The next step up for many is to be underhoused. Many Americans live in units that are small, heavily populated, and excessively subdivided, in other words, overcrowded. In pricey coastal cities, large segments of the professional class live like this too, causing people to believe overcrowding is an inevitable fact of urban life. It is not.
First I’ll clarify what is meant by “overcrowding.” To the untrained eye, a dense city with tall buildings might automatically seem overcrowded. Urbanists define overcrowding as what happens inside the buildings. Jane Jacobs made this distinction in The Death & Life Of Great American Cities:
“Overcrowding means too many people in a dwelling for the number of rooms it contains. It has nothing to do with the number of dwellings on the land.”
The YIMBY movement has expanded on this sentiment, noting how density—especially within tall buildings—actually prevents overcrowding.
Tall buildings put more units on a given parcel than short buildings, meaning more people can have their own apartments rather than living in apartments together. Single-family homes, by contrast, are technically one unit but have multiple rooms. If one person lives in each room of a 4-bedroom home, that means 4 people share the kitchen, bathrooms and other common areas. Assuming these are 4 unrelated adults, I would define this as overcrowded, or at least unpleasant, as it deprives people of privacy and space. The Berkeley-based graphic design artist Alfred Twu drew this distinction between density and overcrowding in a meme for the organization California YIMBY:
Many U.S. cities, thanks to restrictive housing policies, provide the lifestyle drawn on the left side. They have large populations and high demand, but are under-zoned, with a predominately single-family housing stock.
Los Angeles is the perfect example of this mix, with the lowest per capita home permitting rate since 2004 of 20 major metros I studied. Thus it is the nation’s most overcrowded city (again, despite appearing from bird’s eye view to be sprawling and dispersed). According to HUD, it has the highest percentage of overcrowded homes (defined as more than 1 person per room) of any U.S. city. Its “severe overcrowding” rate (more than 1.5 people per room) is almost double second-place San Francisco.

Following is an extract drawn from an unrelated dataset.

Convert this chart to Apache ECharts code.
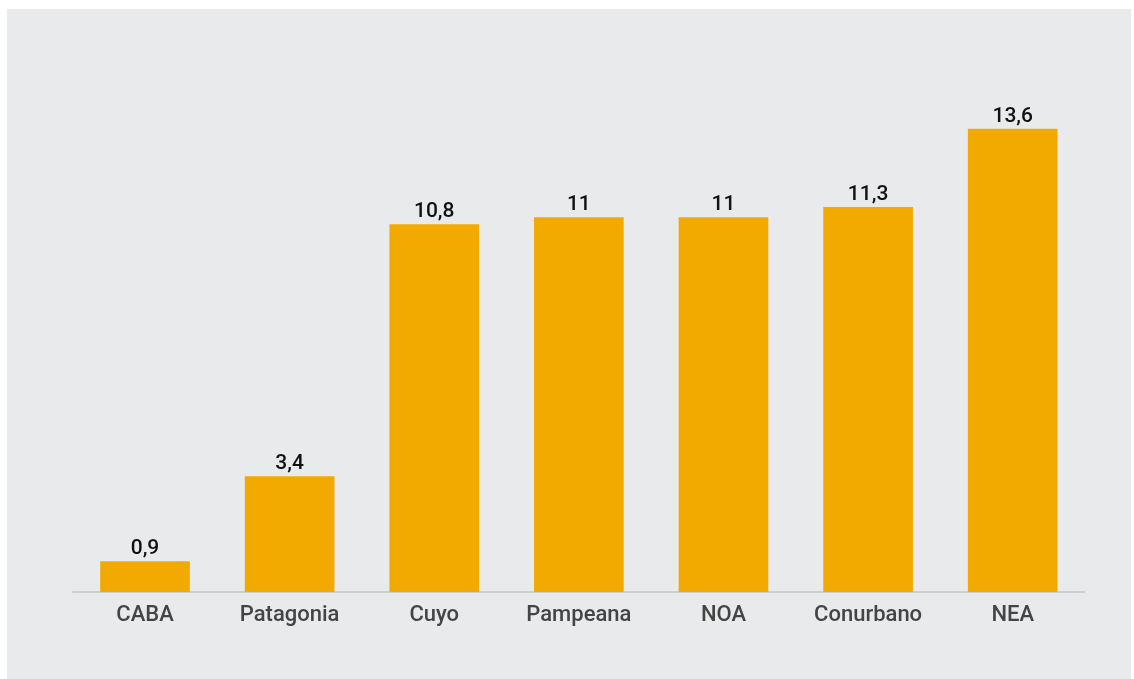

I was able to learn, when visiting Los Angeles during a recent cross-country tour, what this does to people’s lives. I met people, young and old, working and professional class, who crammed in small rooms in small apartments filled with many other such rooms, all occupied. Sometimes even those rooms were divided by curtains, and the subdividing would extend to non-bedrooms, with people sleeping on living room couches or in closets. I even visited hostels filled not only with tourists, but local residents who worked full-time, but could afford nothing better than a bunk in rooms with a dozen other strangers.
I found the same in San Francisco. Steven Buss, a local YIMBY activist and Google software engineer, told me that despite making a low-6-figure salary, he and his coworkers share apartments with roommates, in his case inside The Mission District. He said that his friends who made less lived in further out parts of the metro, in even more substandard conditions.
“Through our bad housing policies we made it impossible for people to get by on anything short of a six-figure income job,” wrote Buss recently by Facebook chat.
There is a simple solution: build more housing. This means changing the types of housing developers can build. Urbanist Daniel Herriges wrote for Strong Towns about how America’s current housing stock is mismatched from the nation’s changing demographics. Over 80% of homes and apartments are built with two or more bedrooms, but single adults living alone account for 28% of households. Meanwhile the percentage of households featuring unrelated adults sharing a home is the same as the percentage of nuclear families. That is why so many singles must live together—with people they may not even know—in homes designed for large families.
Developers are restricted—through DUA laws, minimum unit size laws, and other zoning regulations—from building more studio and 1-bedroom apartments that would satisfy this growing singles demographic. Allowing developers to build this would let a greater number of people have their own apartment, meaning they wouldn’t need to live together. That would help reduce urban overcrowding.
[This article was originally published by the Independent Institute.]
Scott Beyer owns and manages The Market Urbanism Report. He is a roving cross-country journalist who writes regular columns for Forbes, Governing Magazine and HousingOnline.com.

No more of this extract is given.